EDAWN-led study laments looming land shortages in Northern Nevada

The report analyzes current supply of developable land in the so-called “EDAWN Services Area,” outlined here in black.

The report analyzes current supply of developable land in the so-called “EDAWN Services Area,” outlined here in black. Courtesy: RCG Economics

A recent study commissioned by the Economic Development Authority of Western Nevada projects that, based on current job growth trends, regional developers will absorb the most desirable land parcels to accommodate projects by 2027.

Further, the 48-page “
Northern Nevada Vacant Land Analysis: Inventory & Implications for Economic Growth & Development Report” projects available land for industrial development will run out by 2041 “if nothing is done to expand regional access to land.”

The report, prepared Dec. 8 by Las Vegas-based firm RCG Economics, analyzes current supply of developable land in the so-called “EDAWN Services Area,” which includes the greater Reno-Sparks region, Tahoe Reno Industrial Center area of Storey County, City of Fernley and the Northern Nevada Industrial Center in Fernley.

Of note, the study does not include land in Carson City, Carson Valley or other Northern Nevada regions.

“The number of parcels to accommodate large-scale development in the near- and medium-terms is limited and will likely face supply constraints sooner than smaller parcels, especially since most of the larger parcels are 30 or more miles from Metro Reno-Sparks,” according to a Dec. 21 press release from EDAWN.

According to the report, there are roughly 25,500 gross acres remaining of developable residential and nonresidential land in the EDAWN Services Area, representing less than 5 percent of the total acreage in the region.

Of that acreage, only 9,700 is deemed to be “above average,” according to RCG Economics.

Meanwhile, to meet the needs of expected residential and nonresidential growth by 2050, the region is projected to require approximately 24,300 developable acres — 20,700 acres of residential; 2,100 acres of industrial; and 1,500 acres of office & retail.

“Therefore, based on the estimated 9,700 acres of more-desirable lands available, demand for those acres would exceed supply by 14,600 acres,” according to the report. “… Barring an increase in more-desirable land, that demand would have to be met using the 15,800 acres of less-desirable land remaining.”

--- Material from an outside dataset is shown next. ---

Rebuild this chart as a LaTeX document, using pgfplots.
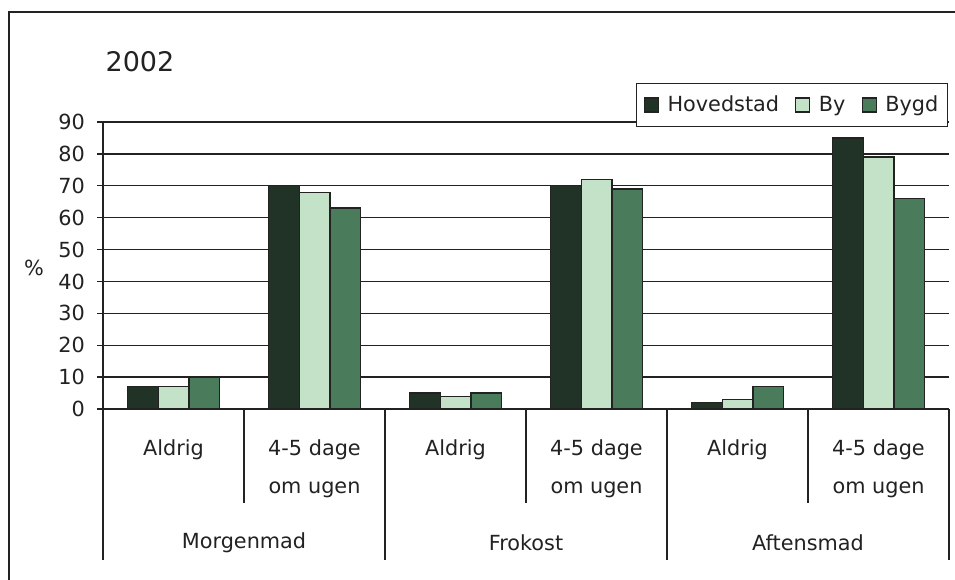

Considering that — and the fact 
EDAWN continues to attract companies to the region that bring thousands of new high-paying jobs each year — the report’s main recommendation is for Nevada’s congressional delegation to pursue changes to federal law via the Truckee Meadows Public Lands Management Act to expand Northern Nevada’s public land disposal boundary.

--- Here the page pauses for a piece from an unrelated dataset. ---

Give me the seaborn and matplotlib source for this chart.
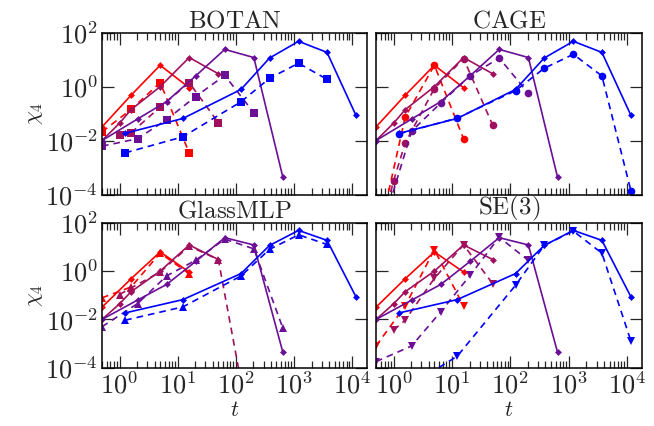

“The main reason for the study was to quantify the need for more land in the region and provide the data needed to support the passage of the Truckee Meadows Public Lands Management Act,” Mike Kazmierski, President & CEO of EDAWN, said in a Dec. 21 statement. “Once approved, the Act will allow for the auction of federal land just east of the City of Sparks to increase our land supply, with the proceeds of the sales used to provide resources for parks, river protection, Lake Tahoe, wetlands and other enhancements to our quality of life.

“Access to this land closer to the metro area will allow for our continued growth, while avoiding the negative consequences of urban sprawl.”

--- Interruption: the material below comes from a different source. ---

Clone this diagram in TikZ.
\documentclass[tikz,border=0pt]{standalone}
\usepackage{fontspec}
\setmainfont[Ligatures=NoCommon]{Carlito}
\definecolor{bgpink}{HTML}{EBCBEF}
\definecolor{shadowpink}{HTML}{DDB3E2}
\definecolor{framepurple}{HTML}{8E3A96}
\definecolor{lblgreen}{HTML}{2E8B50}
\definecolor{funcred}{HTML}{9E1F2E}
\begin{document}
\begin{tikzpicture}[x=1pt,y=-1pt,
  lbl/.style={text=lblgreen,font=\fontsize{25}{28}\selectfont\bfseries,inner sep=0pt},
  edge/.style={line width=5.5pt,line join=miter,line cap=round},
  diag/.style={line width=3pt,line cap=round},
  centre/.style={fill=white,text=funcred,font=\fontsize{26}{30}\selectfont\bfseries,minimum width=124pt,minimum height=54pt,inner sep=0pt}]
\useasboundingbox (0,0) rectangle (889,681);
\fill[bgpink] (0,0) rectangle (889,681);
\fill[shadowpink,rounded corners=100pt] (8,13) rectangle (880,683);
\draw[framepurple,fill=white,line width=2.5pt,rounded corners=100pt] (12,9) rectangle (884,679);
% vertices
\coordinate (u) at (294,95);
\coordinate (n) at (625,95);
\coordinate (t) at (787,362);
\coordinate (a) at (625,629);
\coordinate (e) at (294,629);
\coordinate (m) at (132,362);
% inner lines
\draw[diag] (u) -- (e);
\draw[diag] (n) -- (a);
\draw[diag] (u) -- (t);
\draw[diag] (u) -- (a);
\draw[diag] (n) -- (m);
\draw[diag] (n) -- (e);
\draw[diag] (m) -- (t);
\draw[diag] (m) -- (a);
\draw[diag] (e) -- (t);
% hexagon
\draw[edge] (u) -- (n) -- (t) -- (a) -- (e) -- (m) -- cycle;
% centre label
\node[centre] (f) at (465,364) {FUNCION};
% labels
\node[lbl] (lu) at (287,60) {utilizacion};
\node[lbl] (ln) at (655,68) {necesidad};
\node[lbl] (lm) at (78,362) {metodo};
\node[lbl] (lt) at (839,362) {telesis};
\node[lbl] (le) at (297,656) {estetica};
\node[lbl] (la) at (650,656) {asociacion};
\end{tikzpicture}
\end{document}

As proposed, the Truckee Meadows Public Land Management Act — which some oppose as a plan that promotes sprawl while damaging the environment — is generally patterned after the Southern Nevada Public Lands Management Act, which became law in 1998.

SNPLMA allows the Bureau of Land Management to sell public land within a specific boundary around Las Vegas; revenue is split among the State of Nevada General Education Fund (5%),  Southern Nevada Water Authority (10%), and a special account available to the Secretary of the Interior for various public trails upgrades, capital improvement projects and more.

Sponsors of the EDAWN study, meanwhile, include the cities of Reno and Sparks; Washoe and Storey counties; and several developers, companies and business organizations, including the Nevada Builders Alliance, Reno/Sparks Association of Realtors, Truckee Meadows Business Coalition and NAIOP Northern Nevada (Commercial Real Estate Development Association).

“It is imperative that we maintain our region’s economic vitality and continue to diversify our region,” Elizabeth Fielder, Chair of NAIOP Northern Nevada, said in a statement. “As such, we are proud to present this study as clear, striking evidence that we are running out of land in our region. The only solution to our affordable housing crisis is to build more houses. And the only way to do that is to have more land to do so.

“A federal lands bill will pave the way for more affordable housing and more jobs for our current and future residents.”